[Material]:

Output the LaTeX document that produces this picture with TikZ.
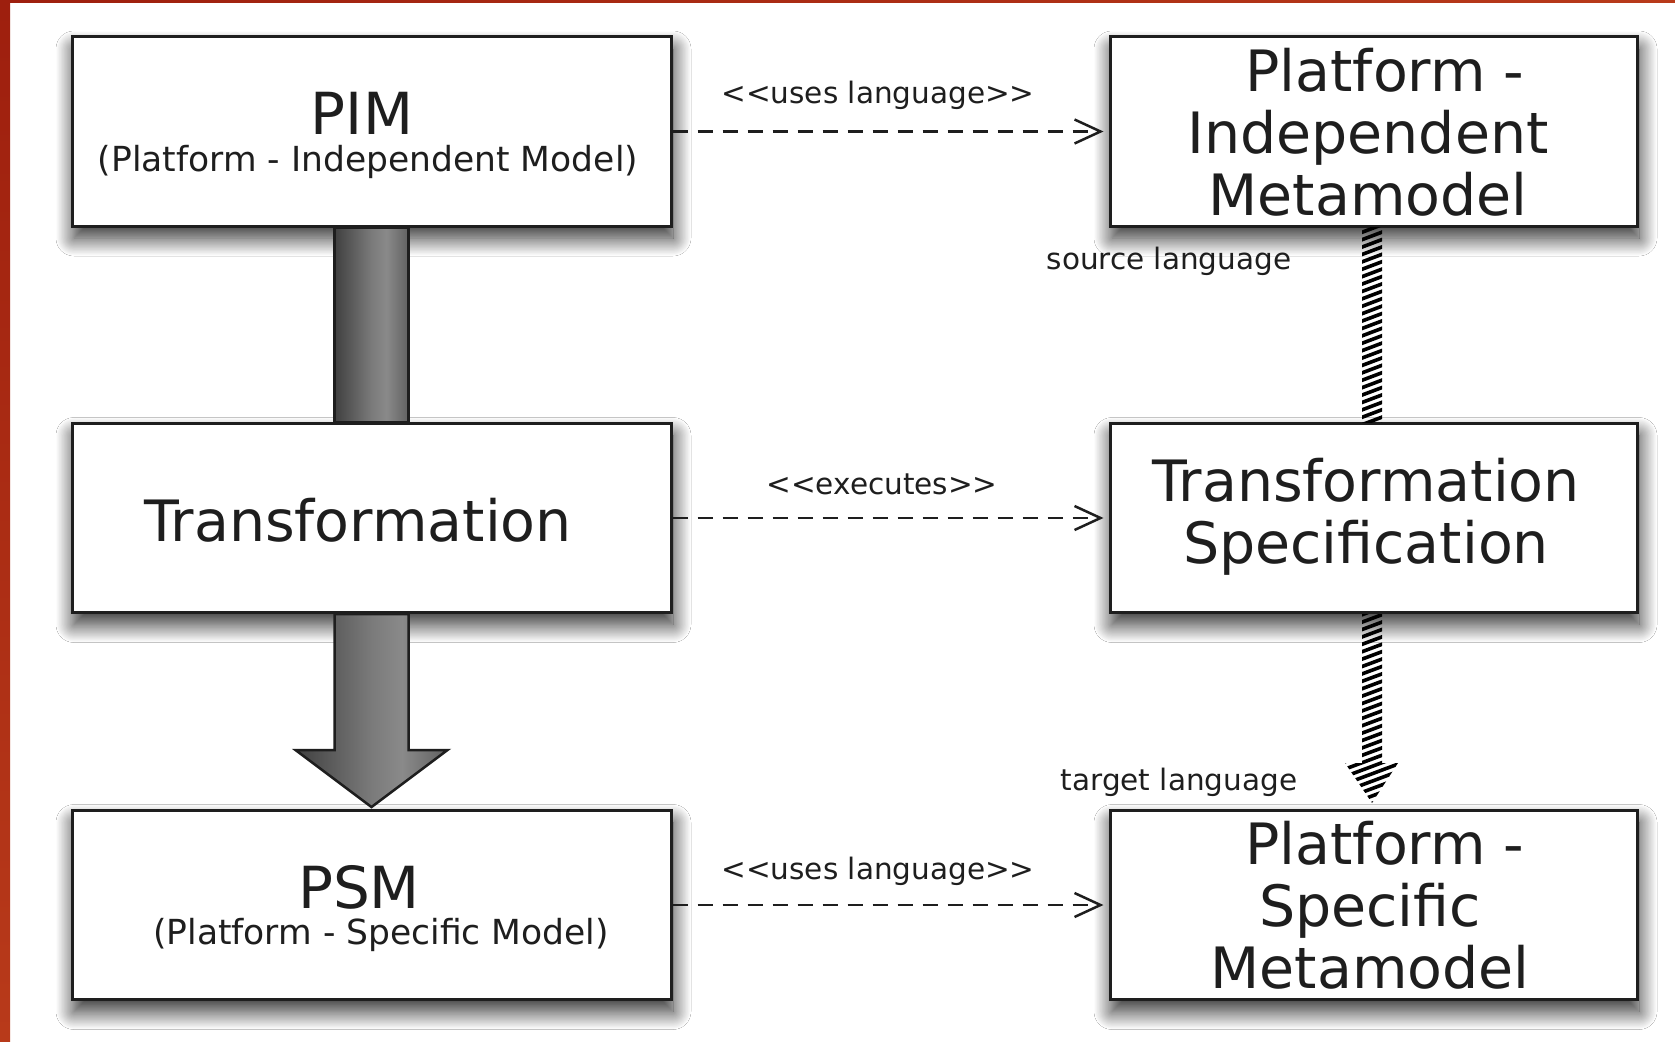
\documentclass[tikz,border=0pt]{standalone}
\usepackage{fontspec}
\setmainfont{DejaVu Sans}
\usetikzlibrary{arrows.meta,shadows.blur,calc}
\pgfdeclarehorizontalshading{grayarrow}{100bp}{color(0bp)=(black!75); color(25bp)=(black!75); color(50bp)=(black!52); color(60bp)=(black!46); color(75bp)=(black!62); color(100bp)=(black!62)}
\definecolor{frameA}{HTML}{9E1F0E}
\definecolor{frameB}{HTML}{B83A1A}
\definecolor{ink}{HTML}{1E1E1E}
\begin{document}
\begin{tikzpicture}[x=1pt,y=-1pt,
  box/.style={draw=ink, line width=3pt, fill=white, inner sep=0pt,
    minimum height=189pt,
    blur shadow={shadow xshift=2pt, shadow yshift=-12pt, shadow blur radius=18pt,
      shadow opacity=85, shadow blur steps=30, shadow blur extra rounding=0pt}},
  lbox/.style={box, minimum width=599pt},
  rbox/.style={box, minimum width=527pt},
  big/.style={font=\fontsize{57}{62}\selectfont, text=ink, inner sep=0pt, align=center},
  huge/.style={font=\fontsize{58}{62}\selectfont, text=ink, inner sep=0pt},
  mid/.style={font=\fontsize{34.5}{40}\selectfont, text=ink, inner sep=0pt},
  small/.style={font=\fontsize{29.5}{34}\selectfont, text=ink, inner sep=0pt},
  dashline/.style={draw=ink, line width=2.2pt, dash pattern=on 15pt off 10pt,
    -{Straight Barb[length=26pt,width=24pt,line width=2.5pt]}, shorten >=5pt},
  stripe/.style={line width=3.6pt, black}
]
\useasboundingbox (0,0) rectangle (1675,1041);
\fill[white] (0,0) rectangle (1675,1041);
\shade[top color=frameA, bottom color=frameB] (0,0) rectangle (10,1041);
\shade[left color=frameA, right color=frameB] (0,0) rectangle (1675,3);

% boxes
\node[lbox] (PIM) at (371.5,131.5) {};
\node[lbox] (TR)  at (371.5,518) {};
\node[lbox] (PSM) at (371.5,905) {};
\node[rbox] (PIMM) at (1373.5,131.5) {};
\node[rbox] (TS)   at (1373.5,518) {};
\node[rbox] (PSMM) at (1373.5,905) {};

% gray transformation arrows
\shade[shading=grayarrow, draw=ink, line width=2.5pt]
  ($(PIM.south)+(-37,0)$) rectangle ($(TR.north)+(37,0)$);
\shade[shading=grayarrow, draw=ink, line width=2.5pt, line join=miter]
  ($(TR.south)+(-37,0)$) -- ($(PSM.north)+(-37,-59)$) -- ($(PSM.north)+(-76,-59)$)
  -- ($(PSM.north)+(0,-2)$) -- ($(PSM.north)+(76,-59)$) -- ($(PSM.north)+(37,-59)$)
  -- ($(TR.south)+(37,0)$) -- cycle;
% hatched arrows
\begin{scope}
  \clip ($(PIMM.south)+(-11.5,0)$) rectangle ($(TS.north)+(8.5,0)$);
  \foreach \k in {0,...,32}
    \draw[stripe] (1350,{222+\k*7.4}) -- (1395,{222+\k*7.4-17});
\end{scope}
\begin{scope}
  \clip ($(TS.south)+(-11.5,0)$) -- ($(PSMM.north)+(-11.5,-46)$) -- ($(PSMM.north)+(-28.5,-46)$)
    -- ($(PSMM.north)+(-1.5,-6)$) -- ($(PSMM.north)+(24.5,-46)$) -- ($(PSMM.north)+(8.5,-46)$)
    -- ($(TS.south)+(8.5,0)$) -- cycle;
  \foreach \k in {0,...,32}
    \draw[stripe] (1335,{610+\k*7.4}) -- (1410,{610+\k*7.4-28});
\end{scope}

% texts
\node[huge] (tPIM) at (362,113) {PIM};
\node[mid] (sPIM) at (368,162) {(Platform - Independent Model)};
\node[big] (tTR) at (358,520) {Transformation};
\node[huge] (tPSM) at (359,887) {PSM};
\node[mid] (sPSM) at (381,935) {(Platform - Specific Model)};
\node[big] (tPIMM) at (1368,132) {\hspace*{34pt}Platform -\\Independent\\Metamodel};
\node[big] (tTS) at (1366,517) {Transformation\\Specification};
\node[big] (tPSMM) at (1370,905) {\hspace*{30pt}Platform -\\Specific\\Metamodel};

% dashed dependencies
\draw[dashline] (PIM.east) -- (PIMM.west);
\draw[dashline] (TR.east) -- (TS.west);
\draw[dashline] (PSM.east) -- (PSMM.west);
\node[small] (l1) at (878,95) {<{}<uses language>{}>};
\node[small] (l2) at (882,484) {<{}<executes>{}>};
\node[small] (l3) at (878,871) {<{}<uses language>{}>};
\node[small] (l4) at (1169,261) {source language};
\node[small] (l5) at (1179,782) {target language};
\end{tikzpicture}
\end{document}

[Short problem]: Produce an exact copy of each line of data, skipping embedded images.

[Answer for this exercise]:
Output the LaTeX document that produces this picture with TikZ.
\documentclass[tikz,border=0pt]{standalone}
\usepackage{fontspec}
\setmainfont{DejaVu Sans}
\usetikzlibrary{arrows.meta,shadows.blur,calc}
\pgfdeclarehorizontalshading{grayarrow}{100bp}{color(0bp)=(black!75); color(25bp)=(black!75); color(50bp)=(black!52); color(60bp)=(black!46); color(75bp)=(black!62); color(100bp)=(black!62)}
\definecolor{frameA}{HTML}{9E1F0E}
\definecolor{frameB}{HTML}{B83A1A}
\definecolor{ink}{HTML}{1E1E1E}
\begin{document}
\begin{tikzpicture}[x=1pt,y=-1pt,
  box/.style={draw=ink, line width=3pt, fill=white, inner sep=0pt,
    minimum height=189pt,
    blur shadow={shadow xshift=2pt, shadow yshift=-12pt, shadow blur radius=18pt,
      shadow opacity=85, shadow blur steps=30, shadow blur extra rounding=0pt}},
  lbox/.style={box, minimum width=599pt},
  rbox/.style={box, minimum width=527pt},
  big/.style={font=\fontsize{57}{62}\selectfont, text=ink, inner sep=0pt, align=center},
  huge/.style={font=\fontsize{58}{62}\selectfont, text=ink, inner sep=0pt},
  mid/.style={font=\fontsize{34.5}{40}\selectfont, text=ink, inner sep=0pt},
  small/.style={font=\fontsize{29.5}{34}\selectfont, text=ink, inner sep=0pt},
  dashline/.style={draw=ink, line width=2.2pt, dash pattern=on 15pt off 10pt,
    -{Straight Barb[length=26pt,width=24pt,line width=2.5pt]}, shorten >=5pt},
  stripe/.style={line width=3.6pt, black}
]
\useasboundingbox (0,0) rectangle (1675,1041);
\fill[white] (0,0) rectangle (1675,1041);
\shade[top color=frameA, bottom color=frameB] (0,0) rectangle (10,1041);
\shade[left color=frameA, right color=frameB] (0,0) rectangle (1675,3);

% boxes
\node[lbox] (PIM) at (371.5,131.5) {};
\node[lbox] (TR)  at (371.5,518) {};
\node[lbox] (PSM) at (371.5,905) {};
\node[rbox] (PIMM) at (1373.5,131.5) {};
\node[rbox] (TS)   at (1373.5,518) {};
\node[rbox] (PSMM) at (1373.5,905) {};

% gray transformation arrows
\shade[shading=grayarrow, draw=ink, line width=2.5pt]
  ($(PIM.south)+(-37,0)$) rectangle ($(TR.north)+(37,0)$);
\shade[shading=grayarrow, draw=ink, line width=2.5pt, line join=miter]
  ($(TR.south)+(-37,0)$) -- ($(PSM.north)+(-37,-59)$) -- ($(PSM.north)+(-76,-59)$)
  -- ($(PSM.north)+(0,-2)$) -- ($(PSM.north)+(76,-59)$) -- ($(PSM.north)+(37,-59)$)
  -- ($(TR.south)+(37,0)$) -- cycle;
% hatched arrows
\begin{scope}
  \clip ($(PIMM.south)+(-11.5,0)$) rectangle ($(TS.north)+(8.5,0)$);
  \foreach \k in {0,...,32}
    \draw[stripe] (1350,{222+\k*7.4}) -- (1395,{222+\k*7.4-17});
\end{scope}
\begin{scope}
  \clip ($(TS.south)+(-11.5,0)$) -- ($(PSMM.north)+(-11.5,-46)$) -- ($(PSMM.north)+(-28.5,-46)$)
    -- ($(PSMM.north)+(-1.5,-6)$) -- ($(PSMM.north)+(24.5,-46)$) -- ($(PSMM.north)+(8.5,-46)$)
    -- ($(TS.south)+(8.5,0)$) -- cycle;
  \foreach \k in {0,...,32}
    \draw[stripe] (1335,{610+\k*7.4}) -- (1410,{610+\k*7.4-28});
\end{scope}

% texts
\node[huge] (tPIM) at (362,113) {PIM};
\node[mid] (sPIM) at (368,162) {(Platform - Independent Model)};
\node[big] (tTR) at (358,520) {Transformation};
\node[huge] (tPSM) at (359,887) {PSM};
\node[mid] (sPSM) at (381,935) {(Platform - Specific Model)};
\node[big] (tPIMM) at (1368,132) {\hspace*{34pt}Platform -\\Independent\\Metamodel};
\node[big] (tTS) at (1366,517) {Transformation\\Specification};
\node[big] (tPSMM) at (1370,905) {\hspace*{30pt}Platform -\\Specific\\Metamodel};

% dashed dependencies
\draw[dashline] (PIM.east) -- (PIMM.west);
\draw[dashline] (TR.east) -- (TS.west);
\draw[dashline] (PSM.east) -- (PSMM.west);
\node[small] (l1) at (878,95) {<{}<uses language>{}>};
\node[small] (l2) at (882,484) {<{}<executes>{}>};
\node[small] (l3) at (878,871) {<{}<uses language>{}>};
\node[small] (l4) at (1169,261) {source language};
\node[small] (l5) at (1179,782) {target language};
\end{tikzpicture}
\end{document}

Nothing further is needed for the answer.